Taking a stand

Posted by Jeff Iorg on

October 31, 1517 is the traditional date when Martin Luther posted his 95 Theses on the door of the Wittenberg church, outlining his theological position and declaring his opposition to many practices of the Catholic Church. That makes this week the 500th anniversary of the events that marked the beginning of the Reformation.Luther at Diet of Worms

When Luther was on trial for promulgating his convictions, he concluded his remarks with the following seminal statement. While historians dispute whether Luther spoke some of these words or they were later added to the edited version of his speech, the thrust of his meaning is clear.

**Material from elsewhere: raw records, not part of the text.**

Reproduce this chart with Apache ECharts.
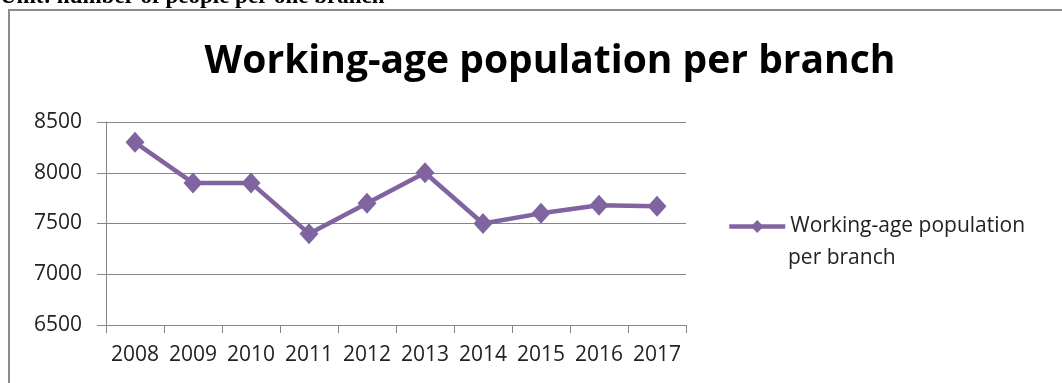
<!DOCTYPE html>
<html>
<head>
<meta charset="utf-8">
<script src="https://cdn.jsdelivr.net/npm/echarts@6/dist/echarts.min.js"></script>
<style>
html,body{margin:0;padding:0;background:#fff;}
#chart{width:1062px;height:383px;}
</style>
</head>
<body>
<div id="chart"></div>
<script>
const categories = ['2008','2009','2010','2011','2012','2013','2014','2015','2016','2017'];
const values = [8300, 7900, 7900, 7400, 7700, 8000, 7500, 7600, 7680, 7670];
const seriesName = 'Working-age population per branch';
const legendLines = ['Working-age population', 'per branch'];
const titleText = 'Working-age population per branch';
const unitText = 'Unit: number of people per one branch';

const chart = echarts.init(document.getElementById('chart'), null, {renderer: 'canvas'});
chart.setOption({
  animation: false,
  backgroundColor: '#ffffff',
  title: {
    text: titleText,
    left: 545, top: 37, textAlign: 'center',
    textStyle: {fontFamily: 'Open Sans', fontWeight: 'bold', fontSize: 39, color: '#000'}
  },
  graphic: [
    {type: 'rect', shape: {x: 9, y: 10, width: 1100, height: 420},
     style: {fill: 'none', stroke: '#8c8c8c', lineWidth: 2}, z: -1},
    {type: 'text', x: 0, y: -3,
     style: {text: unitText, font: 'bold 23px "Liberation Serif"', fill: '#000', verticalAlign: 'middle'}},
    {type: 'text', x: 788, y: 258,
     style: {text: legendLines[1], font: '21px "Open Sans"', fill: '#222', verticalAlign: 'middle'}}
  ],
  legend: {
    left: 727, top: 216, padding: 0,
    itemWidth: 56, itemHeight: 16,
    itemGap: 4,
    lineStyle: {width: 4.5},
    formatter: () => legendLines[0],
    textStyle: {fontFamily: 'Open Sans', fontSize: 21, color: '#222'},
    data: [seriesName]
  },
  grid: {left: 106, right: 376, top: 122, bottom: 58, containLabel: false},
  xAxis: {
    type: 'category', data: categories, boundaryGap: true,
    axisLine: {show: true, lineStyle: {color: '#868686', width: 1}},
    axisTick: {show: true, length: 8, lineStyle: {color: '#868686'}},
    axisLabel: {fontFamily: 'Open Sans', fontSize: 21, color: '#222', margin: 20, interval: 0}
  },
  yAxis: {
    type: 'value', min: 6500, max: 8500, interval: 500,
    axisLine: {show: true, lineStyle: {color: '#868686', width: 1}},
    axisTick: {show: true, length: 9, lineStyle: {color: '#868686'}},
    axisLabel: {fontFamily: 'Open Sans', fontSize: 21, color: '#222', margin: 24, formatter: v => String(v)},
    splitLine: {show: true, lineStyle: {color: '#868686', width: 1}}
  },
  series: [{
    name: seriesName, type: 'line', data: values,
    symbol: 'diamond', symbolSize: [19, 21],
    lineStyle: {color: '#8064A2', width: 4.5},
    itemStyle: {color: '#8064A2'}
  }]
});
</script>
</body>
</html>
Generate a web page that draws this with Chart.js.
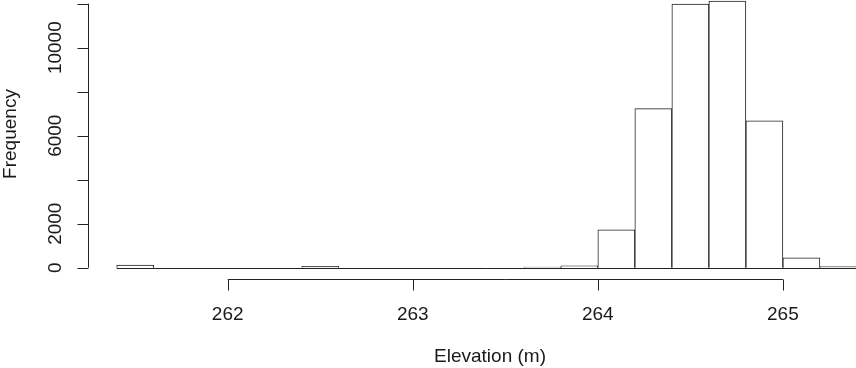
<!DOCTYPE html>
<html>
<head>
<meta charset="utf-8">
<script src="https://cdn.jsdelivr.net/npm/chart.js@4/dist/chart.umd.min.js"></script>
<style>
  body { margin: 0; background: #fff; }
  canvas { display: block; }
</style>
</head>
<body>
<canvas id="grafik" width="856" height="368"></canvas>
<script>
// histogram bins (left edges, width 0.2 m) and counts
const binStart = [261.4, 261.6, 261.8, 262.0, 262.2, 262.4, 262.6, 262.8, 263.0, 263.2,
                  263.4, 263.6, 263.8, 264.0, 264.2, 264.4, 264.6, 264.8, 265.0, 265.2];
const counts = [120, 0, 0, 0, 0, 60, 0, 0, 0, 0,
                0, 30, 90, 1720, 7230, 11980, 12120, 6670, 450, 45];
const binWidth = 0.2;

const xTicks = [262, 263, 264, 265];
const yTicks = [0, 2000, 4000, 6000, 8000, 10000, 12000];
const yTickLabels = ["0", "2000", "", "6000", "", "10000", ""];
const xTitle = "Elevation (m)";
const yTitle = "Frequency";

const font = '19px "Liberation Sans", Arial, sans-serif';
const ink = "#1a1a1a";

// R style axes + zero baseline
const rAxes = {
  id: "rAxes",
  afterDatasetsDraw(chart) {
    const ctx = chart.ctx;
    const x = chart.scales.x, y = chart.scales.y;
    const y0 = y.getPixelForValue(0);
    ctx.save();
    ctx.strokeStyle = "#222";
    ctx.lineWidth = 1;
    // baseline drawn by empty bins
    ctx.beginPath();
    ctx.moveTo(x.getPixelForValue(binStart[0]), Math.round(y0) + 0.5);
    ctx.lineTo(chart.chartArea.right, Math.round(y0) + 0.5);
    ctx.stroke();

    // x axis
    const ay = chart.chartArea.bottom + 0.5;
    ctx.beginPath();
    ctx.moveTo(x.getPixelForValue(xTicks[0]), ay);
    ctx.lineTo(x.getPixelForValue(xTicks[xTicks.length - 1]), ay);
    xTicks.forEach(v => {
      const px = Math.round(x.getPixelForValue(v)) + 0.5;
      ctx.moveTo(px, ay);
      ctx.lineTo(px, ay + 11);
    });
    // y axis
    const ax = chart.chartArea.left + 0.5;
    ctx.moveTo(ax, y.getPixelForValue(yTicks[0]));
    ctx.lineTo(ax, y.getPixelForValue(yTicks[yTicks.length - 1]));
    yTicks.forEach(v => {
      const py = Math.round(y.getPixelForValue(v)) + 0.5;
      ctx.moveTo(ax, py);
      ctx.lineTo(ax - 11, py);
    });
    ctx.stroke();

    ctx.fillStyle = ink;
    ctx.font = font;
    ctx.textAlign = "center";
    ctx.textBaseline = "middle";
    xTicks.forEach(v => {
      ctx.fillText(String(v), x.getPixelForValue(v), ay + 35);
    });
    yTicks.forEach((v, i) => {
      if (!yTickLabels[i]) return;
      ctx.save();
      ctx.translate(ax - 33, y.getPixelForValue(v));
      ctx.rotate(-Math.PI / 2);
      ctx.fillText(yTickLabels[i], 0, 0);
      ctx.restore();
    });
    ctx.fillText(xTitle, 490, 357);
    ctx.save();
    ctx.translate(11, 134);
    ctx.rotate(-Math.PI / 2);
    ctx.fillText(yTitle, 0, 0);
    ctx.restore();
    ctx.restore();
  }
};

new Chart(document.getElementById("grafik"), {
  type: "bar",
  data: {
    datasets: [{
      data: binStart.map((b, i) => ({ x: b + binWidth / 2, y: counts[i] })),
      backgroundColor: "#fff",
      borderColor: "#222",
      borderWidth: 1,
      barPercentage: 1,
      categoryPercentage: 1,
    }],
  },
  options: {
    responsive: false,
    animation: false,
    layout: { padding: { left: 88, right: 0, top: 0, bottom: 89 } },
    plugins: { legend: { display: false }, tooltip: { enabled: false } },
    scales: {
      x: { type: "linear", min: 261.245, max: 265.395, offset: false,
           grid: { offset: false }, display: false },
      y: { min: -514, max: 12168, display: false },
    },
  },
  plugins: [rAxes],
});
</script>
</body>
</html>
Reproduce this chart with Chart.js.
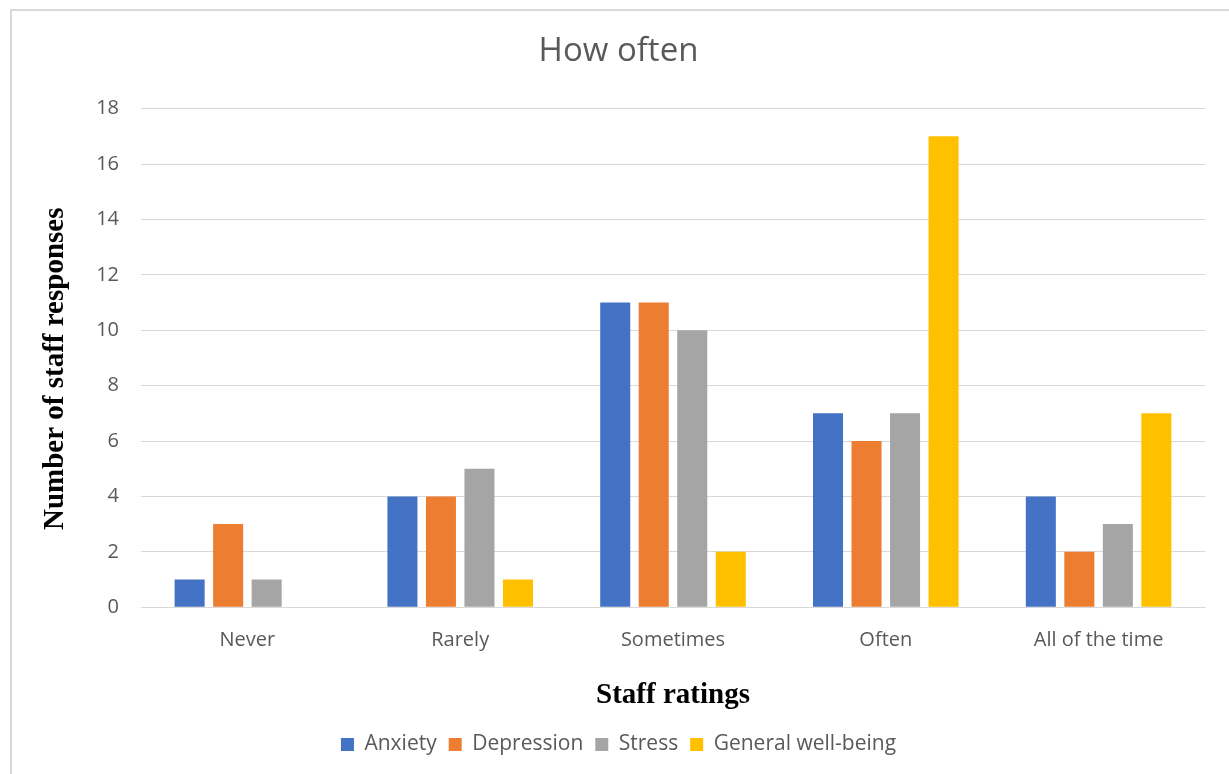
<!DOCTYPE html>
<html>
<head>
<meta charset="utf-8">
<title>How often</title>
<script src="https://cdn.jsdelivr.net/npm/chart.js"></script>
<style>
  html, body { margin: 0; padding: 0; background: #fff; }
  #frame { position: absolute; left: 10px; top: 9px; width: 1219px; height: 765px; border: 2px solid #d9d9d9; border-right: none; border-bottom: none; box-sizing: border-box; }
  #chart { display: block; }
</style>
</head>
<body>
<div id="frame">
  <canvas id="chart" width="1217" height="763"></canvas>
</div>
<script>
// chart data
const categories = ['Never', 'Rarely', 'Sometimes', 'Often', 'All of the time'];
const anxiety = [1, 4, 11, 7, 4];
const depression = [3, 4, 11, 6, 2];
const stress = [1, 5, 10, 7, 3];
const wellBeing = [0, 1, 2, 17, 7];
const yTicks = [0, 2, 4, 6, 8, 10, 12, 14, 16, 18];

const grey = '#595959';
const sans = "'Open Sans', 'Noto Sans', sans-serif";
const serif = "'Liberation Serif', 'DejaVu Serif', serif";

function series(label, data, color) {
  return {
    label: label,
    data: data,
    backgroundColor: color,
    borderWidth: 0,
    categoryPercentage: 0.724,
    barPercentage: 0.78
  };
}

const ctx = document.getElementById('chart').getContext('2d');
const chart = new Chart(ctx, {
  type: 'bar',
  data: {
    labels: categories,
    datasets: [
      series('Anxiety', anxiety, '#4472C4'),
      series('Depression', depression, '#ED7D31'),
      series('Stress', stress, '#A5A5A5'),
      series('General well-being', wellBeing, '#FFC000')
    ]
  },
  options: {
    responsive: false,
    animation: false,
    layout: { padding: { left: 20, right: 24, top: 0, bottom: 9 } },
    plugins: {
      title: {
        display: true,
        text: 'How often',
        color: grey,
        font: { family: sans, size: 33, weight: 'normal' },
        padding: { top: 21, bottom: 37 }
      },
      legend: {
        position: 'bottom',
        labels: {
          color: grey,
          font: { family: sans, size: 21 },
          boxWidth: 13,
          boxHeight: 13,
          padding: 12
        }
      },
      tooltip: { enabled: false }
    },
    scales: {
      x: {
        grid: { display: false },
        border: { display: true, color: '#d9d9d9', width: 1 },
        ticks: { color: grey, font: { family: sans, size: 20 }, padding: 13 },
        title: {
          display: true,
          text: 'Staff ratings',
          color: '#000',
          font: { family: serif, size: 29, weight: 'bold' },
          padding: { top: 13, bottom: 9 }
        }
      },
      y: {
        min: 0,
        max: 18,
        afterBuildTicks: function (scale) {
          scale.ticks = yTicks.map(v => ({ value: v }));
        },
        afterFit: function (scale) {
          scale.width = 109;
        },
        grid: { color: '#d9d9d9', lineWidth: 1, drawTicks: false },
        border: { display: false },
        ticks: { color: grey, font: { family: sans, size: 20 }, padding: 22 },
        title: {
          display: true,
          // trailing spaces nudge the centred title down a little, like the original
          text: 'Number of staff responses   ',
          color: '#000',
          font: { family: serif, size: 29, weight: 'bold' },
          padding: { top: 6, bottom: 0 }
        }
      }
    }
  }
});
</script>
</body>
</html>
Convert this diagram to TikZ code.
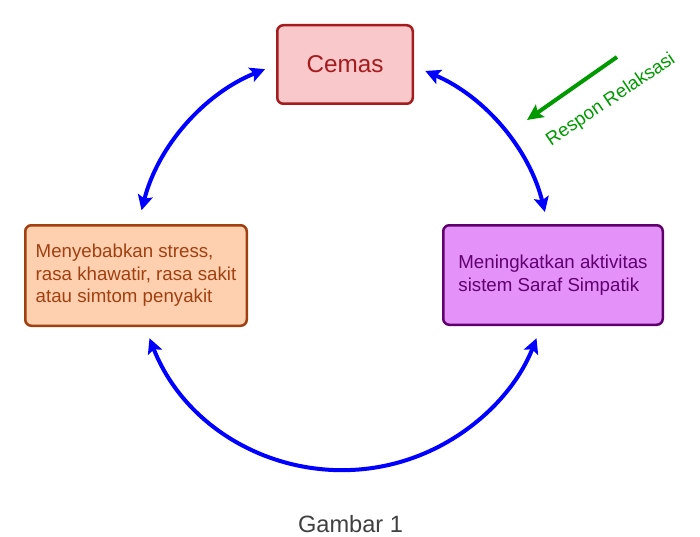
\documentclass[tikz,border=0pt]{standalone}
\usepackage{fontspec}
\setmainfont{Liberation Sans}
\usetikzlibrary{arrows.meta}
\definecolor{cemasline}{RGB}{165,28,30}
\definecolor{cemasfill}{RGB}{248,200,202}
\definecolor{stressline}{RGB}{160,64,16}
\definecolor{stressfill}{RGB}{255,208,176}
\definecolor{sarafline}{RGB}{96,0,110}
\definecolor{saraffill}{RGB}{228,145,250}
\definecolor{relaxgreen}{RGB}{0,153,0}
\begin{document}
\begin{tikzpicture}[x=1pt,y=1pt,
	box/.style={draw,line width=2.5pt,rounded corners=6pt,align=left,font=\fontsize{18.7}{22.5}\selectfont},
	cyc/.style={draw=blue,line width=4pt,<->,>={Stealth[length=15pt,width=15pt,inset=3pt]}},
	relax/.style={draw=relaxgreen,line width=4pt,->,>={Stealth[length=16pt,width=15pt,inset=3pt]}}]
	\useasboundingbox (0,0) rectangle (700,536);
	\node[box,draw=cemasline,fill=cemasfill,text=cemasline,font=\fontsize{24.3}{29}\selectfont,minimum width=135.5pt,minimum height=78.5pt] (cemas) at (345,471.5) {Cemas};
	\node[box,draw=stressline,fill=stressfill,text=stressline,minimum width=221.5pt,minimum height=100.5pt] (stress) at (136,260.5) {Menyebabkan stress,\\rasa khawatir, rasa sakit\\atau simtom penyakit};
	\node[box,draw=sarafline,fill=saraffill,text=sarafline,minimum width=219.5pt,minimum height=99.5pt] (saraf) at (553,261) {Meningkatkan aktivitas\\sistem Saraf Simpatik};
	\coordinate (mid) at (343,274);
	\draw[cyc] ([shift={(112:208pt)}]mid) arc[start angle=112, end angle=165.6, radius=208pt];
	\draw[cyc] ([shift={(66.7:208pt)}]mid) arc[start angle=66.7, end angle=13.9, radius=208pt];
	\draw[cyc] ([shift={(201.5:208pt)}]mid) arc[start angle=201.5, end angle=338.5, radius=208pt];
	\coordinate (relaksasi) at (617,479);
	\coordinate (sasaran) at (527,416);
	\draw[relax] (relaksasi) -- (sasaran);
	\node[text=relaxgreen,rotate=34,font=\fontsize{18.7}{22.5}\selectfont] (respon) at (611,436) {Respon Relaksasi};
	\node[text=black!75,anchor=base,font=\fontsize{23.6}{28}\selectfont] (gambar) at (350.5,4) {Gambar 1};
\end{tikzpicture}
\end{document}
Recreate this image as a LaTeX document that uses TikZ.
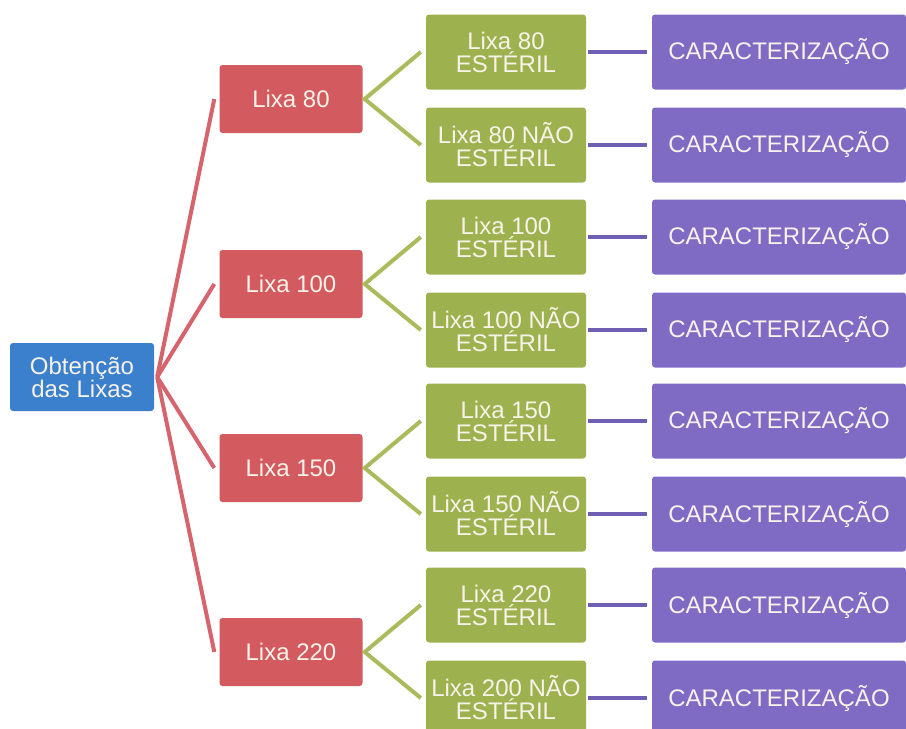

Martin Luther said, “Unless I am convinced by the testimony of the Holy Scriptures or by evident reason – for I can believe neither pope nor councils alone, as it is clear that they have erred repeatedly and contradicted themselves – I consider myself convicted by the testimony of the Holy Scripture, which is my basis. My conscience is captive to the Word of God. Thus I cannot and will not recant, because acting against one’s conscience is neither safe nor sound. Here I stand; I can do no other. God help me. Amen.”

While the issues are certainly different today, we still need this same depth of conviction as Christians. Our consciences must be captive to the Word of God – on issues like marriage, morality, racism, and gender. We have to decide if the Bible is our ultimate authority or if changing cultural mores will redefine our positions on these matters. We have to decide if we, like Luther and countless other Christians throughout history, will take our stand on timeless Truth.

We make this choice knowing the consequences may prove difficult. We make this choice once and for all-time, meaning we will not recant. We make this choice entrusting ourselves to God’s care. We have no other hope.

I have decided to stand with the Word of God when addressing current cultural challenges. Where will you stand?